- [Your task]: Skip all pictures, then print the remaining material exactly.

- [Data segment]:

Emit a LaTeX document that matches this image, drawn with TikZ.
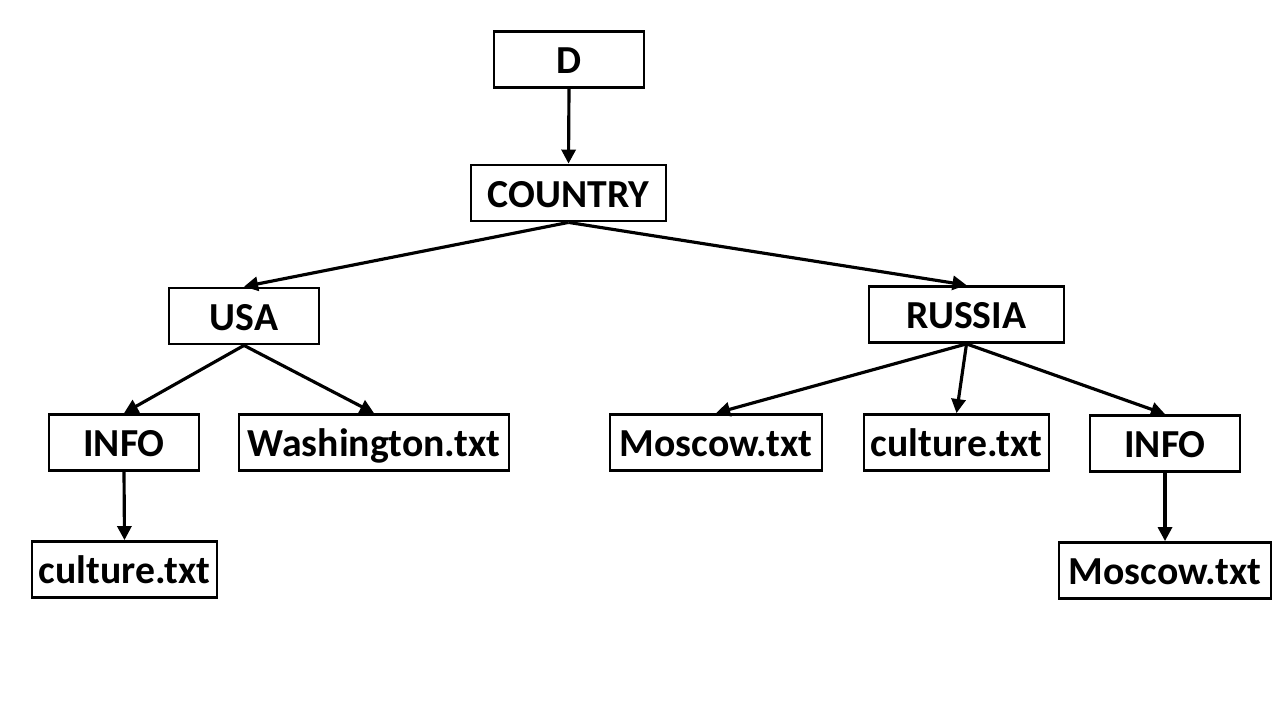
\documentclass[tikz,border=0pt]{standalone}
\usepackage{fontspec}
\setmainfont{Carlito}
\usetikzlibrary{arrows.meta}

\begin{document}
\begin{tikzpicture}[
          x=0.02cm, y=-0.02cm,
          >={Triangle[length=8pt,width=8pt]},
          entry/.style={
            rectangle,
            draw=black,
            line width=1.6pt,
            inner sep=0pt,
            minimum height=1.12cm,
            text height=16pt,
            text depth=0pt,
            font=\fontsize{22.6}{27}\selectfont\bfseries,
          },
          link/.style={->,line width=1.8pt},
        ]
          \useasboundingbox (0,0) rectangle (1280,720);

          \node[entry, minimum width=3cm]   (d)       at (569,59.5)   {D};
          \node[entry, minimum width=3.9cm] (country) at (568.5,193)  {COUNTRY};

          \node[entry, minimum width=3cm]   (usa)     at (244,316)    {USA};
          \node[entry, minimum width=3.9cm] (russia)  at (966.5,314.5){RUSSIA};

          \node[entry, minimum width=3cm]    (info1)   at (124,442.5)  {INFO};
          \node[entry, minimum width=5.4cm]  (wash)    at (374,442.5)  {Washington.txt};
          \node[entry, minimum width=4.24cm] (moscow1) at (716,442.5)  {Moscow.txt};
          \node[entry, minimum width=3.7cm]  (cult2)   at (956.5,442.5){culture.txt};
          \node[entry, minimum width=3cm]    (info2)   at (1165,443.5) {INFO};

          \node[entry, minimum width=3.7cm]  (cult1)   at (124.5,569.5){culture.txt};
          \node[entry, minimum width=4.24cm] (moscow2) at (1165,570.5) {Moscow.txt};

          \draw
              (d.south) edge [link] (country.north)

              (country.south) edge [link] (usa.north)
              (country.south) edge [link] (russia.north)

              (usa.south) edge [link] (info1.north)
              (usa.south) edge [link] (wash.north)

              (russia.south) edge [link] (moscow1.north)
              (russia.south) edge [link] (cult2.north)
              (russia.south) edge [link] (info2.north)

              (info1.south) edge [link] (cult1.north)
              (info2.south) edge [link] (moscow2.north);
        \end{tikzpicture}
\end{document}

- [Written reply]:
Emit a LaTeX document that matches this image, drawn with TikZ.
\documentclass[tikz,border=0pt]{standalone}
\usepackage{fontspec}
\setmainfont{Carlito}
\usetikzlibrary{arrows.meta}

\begin{document}
\begin{tikzpicture}[
          x=0.02cm, y=-0.02cm,
          >={Triangle[length=8pt,width=8pt]},
          entry/.style={
            rectangle,
            draw=black,
            line width=1.6pt,
            inner sep=0pt,
            minimum height=1.12cm,
            text height=16pt,
            text depth=0pt,
            font=\fontsize{22.6}{27}\selectfont\bfseries,
          },
          link/.style={->,line width=1.8pt},
        ]
          \useasboundingbox (0,0) rectangle (1280,720);

          \node[entry, minimum width=3cm]   (d)       at (569,59.5)   {D};
          \node[entry, minimum width=3.9cm] (country) at (568.5,193)  {COUNTRY};

          \node[entry, minimum width=3cm]   (usa)     at (244,316)    {USA};
          \node[entry, minimum width=3.9cm] (russia)  at (966.5,314.5){RUSSIA};

          \node[entry, minimum width=3cm]    (info1)   at (124,442.5)  {INFO};
          \node[entry, minimum width=5.4cm]  (wash)    at (374,442.5)  {Washington.txt};
          \node[entry, minimum width=4.24cm] (moscow1) at (716,442.5)  {Moscow.txt};
          \node[entry, minimum width=3.7cm]  (cult2)   at (956.5,442.5){culture.txt};
          \node[entry, minimum width=3cm]    (info2)   at (1165,443.5) {INFO};

          \node[entry, minimum width=3.7cm]  (cult1)   at (124.5,569.5){culture.txt};
          \node[entry, minimum width=4.24cm] (moscow2) at (1165,570.5) {Moscow.txt};

          \draw
              (d.south) edge [link] (country.north)

              (country.south) edge [link] (usa.north)
              (country.south) edge [link] (russia.north)

              (usa.south) edge [link] (info1.north)
              (usa.south) edge [link] (wash.north)

              (russia.south) edge [link] (moscow1.north)
              (russia.south) edge [link] (cult2.north)
              (russia.south) edge [link] (info2.north)

              (info1.south) edge [link] (cult1.north)
              (info2.south) edge [link] (moscow2.north);
        \end{tikzpicture}
\end{document}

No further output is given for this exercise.